Maybe it’s just because I’m old and wrote CSS way before it got HSL or other fancy color functions, but personally, RGB colors are really deeply entrenched in my brain.

I think my thing here is, you can do any notation for colors you want. "Splash" is custom. So you might as well do a better custom. "rrb85" for "red, red, blue, 80% sat, 50% value" for a dark purple --- one step towards red from the midpoint between red and blue. I don't know, something! RGB is kind of bad!
author here. i use #abc a lot but i find it harder to count with letters
My other question here is, are "R", "G", and "B" channels the best way to reason about color? Isn't HSV more intuitive?
Despite my background in color science, I find RGB more intuitive. With HSV I have to remember the chirality of hue and it's zero point, and when changing hue I find it difficult to reason about saturation. In practice this means I must "nudge and judge" with both systems. With RGB I can always make progress. With HSV I guess hue wrong about half the time. I could probably improve this.

To be fair, I'm also colorblind. That's probably relevant.

Anyway, I'd say the answer to both your questions is: "sometimes"
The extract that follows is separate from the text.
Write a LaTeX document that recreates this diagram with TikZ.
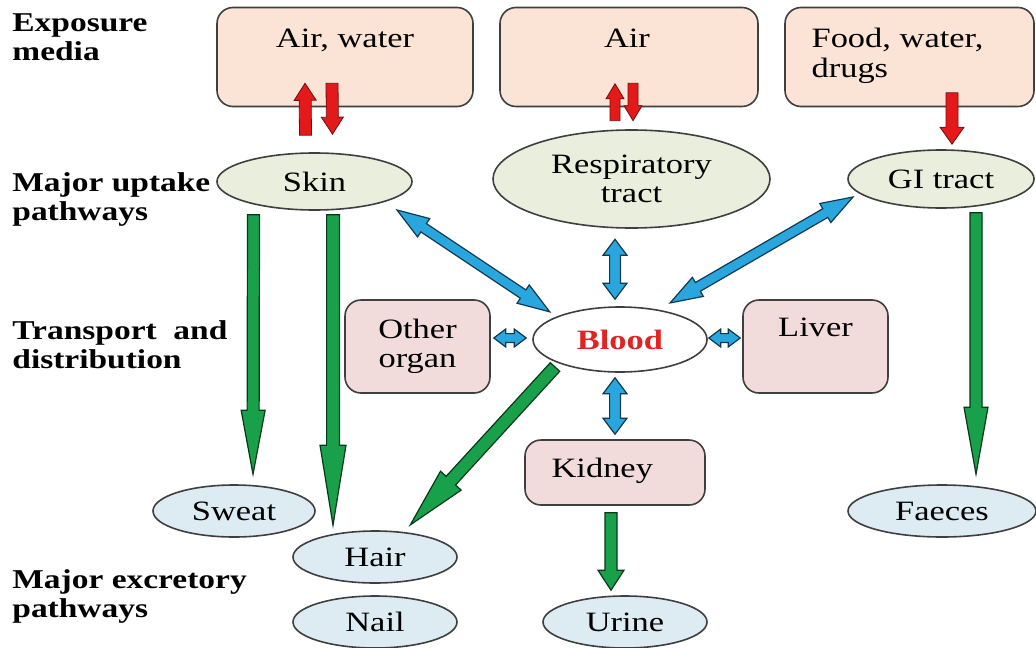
\documentclass[tikz,border=0pt]{standalone}
\usepackage{fontspec}
\setmainfont{Liberation Serif}[FakeStretch=1.23]
\usepackage{tikz}
\usetikzlibrary{shapes.geometric,calc}
\definecolor{mediafill}{HTML}{FBE3D5}
\definecolor{uptakefill}{HTML}{E9EFDC}
\definecolor{organfill}{HTML}{F2DCDB}
\definecolor{excretefill}{HTML}{DDEBF2}
\definecolor{edgegrey}{HTML}{3F3F3F}
\definecolor{arrowred}{HTML}{E41A1A}
\definecolor{arrowgreen}{HTML}{18A04A}
\definecolor{arrowblue}{HTML}{2AA6DF}
\definecolor{bloodred}{HTML}{E02424}
\newcommand{\diagfont}{\fontsize{14}{14.5}\selectfont}
\newcommand{\labfont}{\fontsize{13.6}{14.5}\selectfont\bfseries}
\newcommand{\fatarrow}[6][]{%
  \path[#1] let \p1=(#2), \p2=(#3),
    \n1={atan2(\y2-\y1,\x2-\x1)}, \n2={veclen(\x2-\x1,\y2-\y1)} in
    [shift={(\p1)},rotate=\n1]
    (0pt,#4) -- ({\n2-#6},#4) -- ({\n2-#6},#5) -- ({\n2+0pt},0pt)
    -- ({\n2-#6},-#5) -- ({\n2-#6},-#4) -- (0pt,-#4) -- cycle;}
\newcommand{\fatdarrow}[6][]{%
  \path[#1] let \p1=(#2), \p2=(#3),
    \n1={atan2(\y2-\y1,\x2-\x1)}, \n2={veclen(\x2-\x1,\y2-\y1)} in
    [shift={(\p1)},rotate=\n1]
    (0pt,0pt) -- (#6,#5) -- (#6,#4) -- ({\n2-#6},#4) -- ({\n2-#6},#5) -- ({\n2+0pt},0pt)
    -- ({\n2-#6},-#5) -- ({\n2-#6},-#4) -- (#6,-#4) -- (#6,-#5) -- cycle;}

\begin{document}
\begin{tikzpicture}[x=0.5pt,y=-0.5pt,font=\diagfont,
    lab/.style={font=\labfont,align=left,anchor=north west,inner sep=0pt},
    box/.style={draw=edgegrey,line width=0.8pt,rounded corners=8pt,inner sep=0pt},
    media/.style={box,fill=mediafill,minimum height=49.5pt},
    organ/.style={box,fill=organfill,align=center},
    oval/.style={ellipse,draw=edgegrey,line width=0.8pt,inner sep=0pt,align=center},
    uptake/.style={oval,fill=uptakefill},
    excrete/.style={oval,fill=excretefill,minimum height=26pt},
    redarr/.style={fill=arrowred,draw=arrowred!50!black,line width=0.4pt},
    greenarr/.style={fill=arrowgreen,draw=arrowgreen!35!black,line width=0.6pt},
    bluearr/.style={fill=arrowblue,draw=arrowblue!35!black,line width=0.6pt}]
  \useasboundingbox (0,0) rectangle (1036,647);
  \foreach \nm/\y/\t in {exposurelab/13/{Exposure\\media},uptakelab/172/{Major uptake\\pathways},
      transportlab/320/{Transport\ \ and\\distribution},excretionlab/569/{Major excretory\\pathways}}
    \node[lab] (\nm) at (12,\y) {\t};
  \node[media,minimum width=128pt] (airw) at (345,57) {};
  \node[anchor=base] (airwtxt) at ($(airw.north)+(0,41)$) {Air, water};
  \node[media,minimum width=129pt] (air) at (629,57) {};
  \node[anchor=base] (airtxt) at ($(air.north)+(-2,41)$) {Air};
  \node[media,minimum width=124.5pt] (food) at (909.5,57) {};
  \node[anchor=north west,align=left,inner sep=0pt] (foodtxt) at ($(food.north west)+(27,21)$) {Food, water,\\[0.5pt]drugs};
  \node[uptake,minimum width=97.5pt,minimum height=28.5pt] (skin) at (314.5,181.5) {Skin};
  \node[uptake,minimum width=138.5pt,minimum height=49pt] (resp) at (631.5,179) {Respiratory\\tract};
  \node[uptake,minimum width=93pt,minimum height=29pt] (gi) at (941,179) {GI tract};
  \node[oval,fill=white,minimum width=87pt,minimum height=32.5pt,text=bloodred,
    font=\diagfont\bfseries] (blood) at (620,339.5) {Blood};
  \node[organ,minimum width=72.5pt,minimum height=46.5pt] (other) at (417.5,346.5) {Other\\organ};
  \node[organ,minimum width=72.5pt,minimum height=46.5pt] (liver) at (815.5,346.5) {};
  \node[anchor=base] (livertxt) at ($(liver.north)+(0,37.5)$) {Liver};
  \node[organ,minimum width=90pt,minimum height=32.5pt] (kidney) at (615,472.5) {};
  \node[anchor=base west,inner sep=0pt] (kidneytxt) at ($(kidney.west)+(27,4.5)$) {Kidney};
  \foreach \nm/\x/\y/\w/\t in {sweat/234/511/81pt/Sweat,hair/375/557/82pt/Hair,nail/375/622/82pt/Nail,
      urine/625/622/82pt/Urine,faeces/942/511/94pt/Faeces}
    \node[excrete,minimum width=\w] (\nm) at (\x,\y) {\t};
  \fatarrow[redarr]{$(skin.north)+(-9,-17)$}{$(airw.south)+(-40,-24)$}{3pt}{5.5pt}{8.5pt}
  \fatarrow[redarr]{$(airw.south)+(-13,-24)$}{$(skin.north)+(18,-18)$}{3pt}{5.5pt}{8.5pt}
  \fatarrow[redarr]{$(resp.north)+(-16.5,-8.5)$}{$(air.south)+(-14,-23.5)$}{2.5pt}{4.5pt}{7.5pt}
  \fatarrow[redarr]{$(air.south)+(4,-24)$}{$(resp.north)+(1.5,-8.5)$}{2.5pt}{4.5pt}{7.5pt}
  \fatarrow[redarr]{$(food.south)+(42.5,-14.5)$}{$(gi.north)+(11,-5)$}{3pt}{6pt}{8.5pt}
  \fatarrow[greenarr]{$(skin.south)+(-61,4)$}{$(sweat.north)+(19,-10)$}{3pt}{6pt}{32pt}
  \fatarrow[greenarr]{$(skin.south)+(18.5,4)$}{$(hair.north)+(-42,-5)$}{3.2pt}{6.5pt}{40pt}
  \fatarrow[greenarr]{$(blood.center)+(-65,27.5)$}{$(hair.north)+(35,-5)$}{3.2pt}{7pt}{30pt}
  \fatarrow[greenarr]{$(kidney.south)+(-4,7)$}{$(urine.north)+(-14,-5)$}{3pt}{6.5pt}{10pt}
  \fatarrow[greenarr]{$(gi.south)+(35,4)$}{$(faeces.north)+(34,-10)$}{3pt}{6pt}{33.5pt}
  \fatdarrow[bluearr]{$(skin.center)+(82.5,28.5)$}{$(blood.center)+(-70,-27.5)$}{2.5pt}{5.5pt}{16pt}
  \fatdarrow[bluearr]{$(resp.south)+(-16.5,10.5)$}{$(blood.north)+(-5,-7)$}{2.7pt}{6pt}{8pt}
  \fatdarrow[bluearr]{$(gi.center)+(-88,18)$}{$(blood.center)+(50,-36.5)$}{2.5pt}{5.5pt}{16pt}
  \fatdarrow[bluearr]{$(other.east)+(3,-8.5)$}{$(blood.west)+(-6,-1.5)$}{2.2pt}{4.5pt}{6pt}
  \fatdarrow[bluearr]{$(blood.east)+(1,-1.5)$}{$(liver.west)+(-2,-8.5)$}{2.2pt}{4.5pt}{6pt}
  \fatdarrow[bluearr]{$(blood.south)+(-5,5)$}{$(kidney.north)+(0,-5)$}{2.7pt}{6pt}{8pt}
\end{tikzpicture}
\end{document}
author here. for some people and use cases, hsv is better. i encourage you to try to make an equivalent format for that
Or HCL? Or LAB? Any of these are more intuitive than RGB.
What is hue zero? That’s green right? Because green is such a common color? Or maybe it’s blue.
All you're arguing is that it's easier to memorize primary and simple secondary colors in RGB. No question, it is. Once you've got one of those detent colors locked in, how do you vary it? What does it mean to bring up i% of the first channel, j% of the second, and k% of the third? That's the problem HSV solves.
It's the first color of the rainbow: Red
It's rgb with 3.3 bits per channel, basically 10 bit per pixel color (256 colors is 8bpp).
One could argue that it's RGB with 10 of the 256 values selected from each channel.